(To do) Write out the material exactly, with the pictures left out.
(begin)
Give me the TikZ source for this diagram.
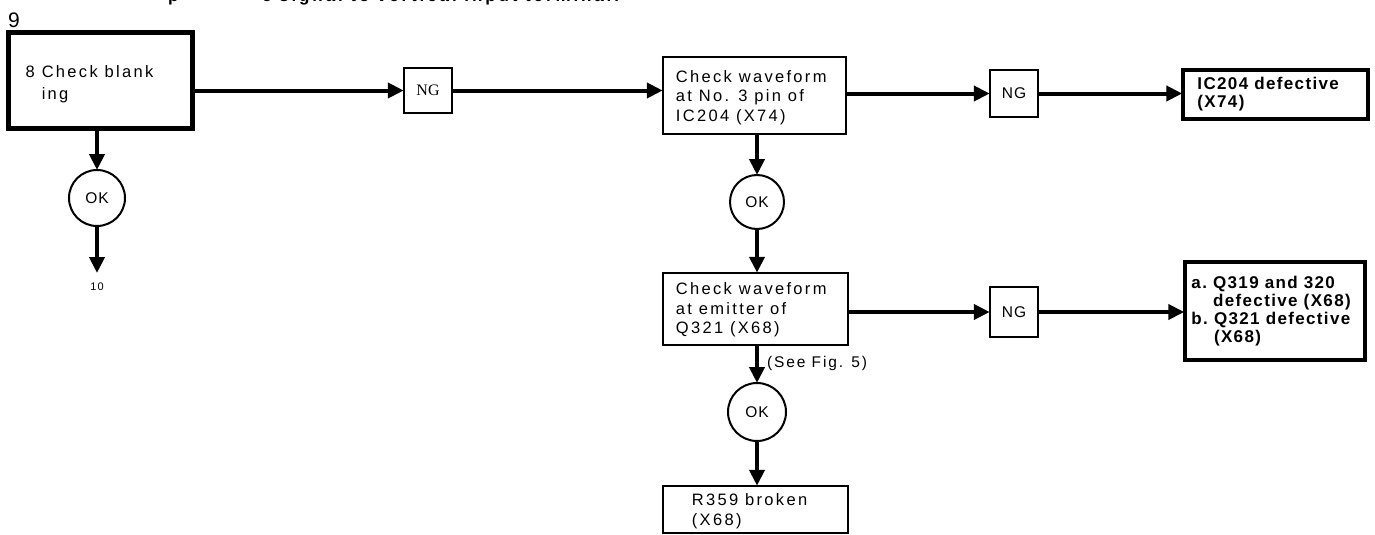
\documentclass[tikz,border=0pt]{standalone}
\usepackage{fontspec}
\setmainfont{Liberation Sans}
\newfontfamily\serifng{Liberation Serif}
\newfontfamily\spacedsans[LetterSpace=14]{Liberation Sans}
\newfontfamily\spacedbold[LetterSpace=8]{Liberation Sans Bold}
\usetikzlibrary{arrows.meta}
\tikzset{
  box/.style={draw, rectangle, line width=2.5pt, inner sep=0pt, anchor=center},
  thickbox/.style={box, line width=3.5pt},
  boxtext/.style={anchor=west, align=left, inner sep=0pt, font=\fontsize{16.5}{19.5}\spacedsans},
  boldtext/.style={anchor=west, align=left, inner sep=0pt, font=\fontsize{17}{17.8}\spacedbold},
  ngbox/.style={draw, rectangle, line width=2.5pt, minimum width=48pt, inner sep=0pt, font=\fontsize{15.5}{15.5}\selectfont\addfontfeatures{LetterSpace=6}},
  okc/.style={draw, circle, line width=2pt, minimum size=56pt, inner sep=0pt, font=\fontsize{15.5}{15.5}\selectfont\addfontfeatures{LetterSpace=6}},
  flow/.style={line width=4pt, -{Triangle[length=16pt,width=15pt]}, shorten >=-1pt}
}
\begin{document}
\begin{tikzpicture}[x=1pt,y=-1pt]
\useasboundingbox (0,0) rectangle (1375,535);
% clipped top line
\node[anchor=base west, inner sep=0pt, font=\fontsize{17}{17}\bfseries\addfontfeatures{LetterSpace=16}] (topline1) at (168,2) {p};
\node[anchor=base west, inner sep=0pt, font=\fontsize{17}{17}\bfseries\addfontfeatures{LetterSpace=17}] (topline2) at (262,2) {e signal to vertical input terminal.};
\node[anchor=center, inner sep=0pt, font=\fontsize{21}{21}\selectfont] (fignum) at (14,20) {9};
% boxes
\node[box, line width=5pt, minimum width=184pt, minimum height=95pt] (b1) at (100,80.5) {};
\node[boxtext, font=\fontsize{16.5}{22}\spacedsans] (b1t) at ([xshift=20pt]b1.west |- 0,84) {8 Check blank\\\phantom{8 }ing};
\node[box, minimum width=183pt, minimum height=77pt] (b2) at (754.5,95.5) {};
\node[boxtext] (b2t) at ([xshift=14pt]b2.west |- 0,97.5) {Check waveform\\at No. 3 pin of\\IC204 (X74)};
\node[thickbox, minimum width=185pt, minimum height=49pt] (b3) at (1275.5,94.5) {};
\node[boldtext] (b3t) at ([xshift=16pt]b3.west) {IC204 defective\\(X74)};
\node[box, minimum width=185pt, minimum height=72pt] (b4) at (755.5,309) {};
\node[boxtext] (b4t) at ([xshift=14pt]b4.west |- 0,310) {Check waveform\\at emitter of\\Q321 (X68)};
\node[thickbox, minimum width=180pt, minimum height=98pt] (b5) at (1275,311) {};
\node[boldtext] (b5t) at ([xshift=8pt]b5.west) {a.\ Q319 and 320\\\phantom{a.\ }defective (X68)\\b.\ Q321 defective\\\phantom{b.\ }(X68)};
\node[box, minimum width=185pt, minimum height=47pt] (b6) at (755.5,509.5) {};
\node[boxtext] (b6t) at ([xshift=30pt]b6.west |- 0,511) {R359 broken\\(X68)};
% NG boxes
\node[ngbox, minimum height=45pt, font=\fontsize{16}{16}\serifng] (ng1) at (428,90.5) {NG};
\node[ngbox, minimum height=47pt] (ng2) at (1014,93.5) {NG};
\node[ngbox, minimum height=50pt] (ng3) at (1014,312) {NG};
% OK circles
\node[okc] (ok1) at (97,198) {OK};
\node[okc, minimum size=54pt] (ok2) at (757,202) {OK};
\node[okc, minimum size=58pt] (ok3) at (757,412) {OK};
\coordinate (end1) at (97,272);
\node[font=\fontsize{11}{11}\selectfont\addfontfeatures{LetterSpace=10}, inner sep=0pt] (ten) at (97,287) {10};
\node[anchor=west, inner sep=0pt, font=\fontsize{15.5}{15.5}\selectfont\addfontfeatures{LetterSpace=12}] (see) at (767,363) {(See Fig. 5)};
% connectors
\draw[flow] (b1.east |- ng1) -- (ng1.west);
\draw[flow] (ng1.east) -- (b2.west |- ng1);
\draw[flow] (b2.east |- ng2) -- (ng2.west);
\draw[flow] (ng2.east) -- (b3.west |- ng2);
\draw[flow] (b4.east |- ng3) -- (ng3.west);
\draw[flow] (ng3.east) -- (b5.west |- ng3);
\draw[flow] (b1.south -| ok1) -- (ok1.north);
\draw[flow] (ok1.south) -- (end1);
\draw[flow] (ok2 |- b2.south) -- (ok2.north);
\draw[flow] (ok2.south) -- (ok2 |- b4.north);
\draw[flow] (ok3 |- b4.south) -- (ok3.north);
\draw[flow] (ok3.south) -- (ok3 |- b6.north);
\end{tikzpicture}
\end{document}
(end)
(Result of this task)
Give me the TikZ source for this diagram.
\documentclass[tikz,border=0pt]{standalone}
\usepackage{fontspec}
\setmainfont{Liberation Sans}
\newfontfamily\serifng{Liberation Serif}
\newfontfamily\spacedsans[LetterSpace=14]{Liberation Sans}
\newfontfamily\spacedbold[LetterSpace=8]{Liberation Sans Bold}
\usetikzlibrary{arrows.meta}
\tikzset{
  box/.style={draw, rectangle, line width=2.5pt, inner sep=0pt, anchor=center},
  thickbox/.style={box, line width=3.5pt},
  boxtext/.style={anchor=west, align=left, inner sep=0pt, font=\fontsize{16.5}{19.5}\spacedsans},
  boldtext/.style={anchor=west, align=left, inner sep=0pt, font=\fontsize{17}{17.8}\spacedbold},
  ngbox/.style={draw, rectangle, line width=2.5pt, minimum width=48pt, inner sep=0pt, font=\fontsize{15.5}{15.5}\selectfont\addfontfeatures{LetterSpace=6}},
  okc/.style={draw, circle, line width=2pt, minimum size=56pt, inner sep=0pt, font=\fontsize{15.5}{15.5}\selectfont\addfontfeatures{LetterSpace=6}},
  flow/.style={line width=4pt, -{Triangle[length=16pt,width=15pt]}, shorten >=-1pt}
}
\begin{document}
\begin{tikzpicture}[x=1pt,y=-1pt]
\useasboundingbox (0,0) rectangle (1375,535);
% clipped top line
\node[anchor=base west, inner sep=0pt, font=\fontsize{17}{17}\bfseries\addfontfeatures{LetterSpace=16}] (topline1) at (168,2) {p};
\node[anchor=base west, inner sep=0pt, font=\fontsize{17}{17}\bfseries\addfontfeatures{LetterSpace=17}] (topline2) at (262,2) {e signal to vertical input terminal.};
\node[anchor=center, inner sep=0pt, font=\fontsize{21}{21}\selectfont] (fignum) at (14,20) {9};
% boxes
\node[box, line width=5pt, minimum width=184pt, minimum height=95pt] (b1) at (100,80.5) {};
\node[boxtext, font=\fontsize{16.5}{22}\spacedsans] (b1t) at ([xshift=20pt]b1.west |- 0,84) {8 Check blank\\\phantom{8 }ing};
\node[box, minimum width=183pt, minimum height=77pt] (b2) at (754.5,95.5) {};
\node[boxtext] (b2t) at ([xshift=14pt]b2.west |- 0,97.5) {Check waveform\\at No. 3 pin of\\IC204 (X74)};
\node[thickbox, minimum width=185pt, minimum height=49pt] (b3) at (1275.5,94.5) {};
\node[boldtext] (b3t) at ([xshift=16pt]b3.west) {IC204 defective\\(X74)};
\node[box, minimum width=185pt, minimum height=72pt] (b4) at (755.5,309) {};
\node[boxtext] (b4t) at ([xshift=14pt]b4.west |- 0,310) {Check waveform\\at emitter of\\Q321 (X68)};
\node[thickbox, minimum width=180pt, minimum height=98pt] (b5) at (1275,311) {};
\node[boldtext] (b5t) at ([xshift=8pt]b5.west) {a.\ Q319 and 320\\\phantom{a.\ }defective (X68)\\b.\ Q321 defective\\\phantom{b.\ }(X68)};
\node[box, minimum width=185pt, minimum height=47pt] (b6) at (755.5,509.5) {};
\node[boxtext] (b6t) at ([xshift=30pt]b6.west |- 0,511) {R359 broken\\(X68)};
% NG boxes
\node[ngbox, minimum height=45pt, font=\fontsize{16}{16}\serifng] (ng1) at (428,90.5) {NG};
\node[ngbox, minimum height=47pt] (ng2) at (1014,93.5) {NG};
\node[ngbox, minimum height=50pt] (ng3) at (1014,312) {NG};
% OK circles
\node[okc] (ok1) at (97,198) {OK};
\node[okc, minimum size=54pt] (ok2) at (757,202) {OK};
\node[okc, minimum size=58pt] (ok3) at (757,412) {OK};
\coordinate (end1) at (97,272);
\node[font=\fontsize{11}{11}\selectfont\addfontfeatures{LetterSpace=10}, inner sep=0pt] (ten) at (97,287) {10};
\node[anchor=west, inner sep=0pt, font=\fontsize{15.5}{15.5}\selectfont\addfontfeatures{LetterSpace=12}] (see) at (767,363) {(See Fig. 5)};
% connectors
\draw[flow] (b1.east |- ng1) -- (ng1.west);
\draw[flow] (ng1.east) -- (b2.west |- ng1);
\draw[flow] (b2.east |- ng2) -- (ng2.west);
\draw[flow] (ng2.east) -- (b3.west |- ng2);
\draw[flow] (b4.east |- ng3) -- (ng3.west);
\draw[flow] (ng3.east) -- (b5.west |- ng3);
\draw[flow] (b1.south -| ok1) -- (ok1.north);
\draw[flow] (ok1.south) -- (end1);
\draw[flow] (ok2 |- b2.south) -- (ok2.north);
\draw[flow] (ok2.south) -- (ok2 |- b4.north);
\draw[flow] (ok3 |- b4.south) -- (ok3.north);
\draw[flow] (ok3.south) -- (ok3 |- b6.north);
\end{tikzpicture}
\end{document}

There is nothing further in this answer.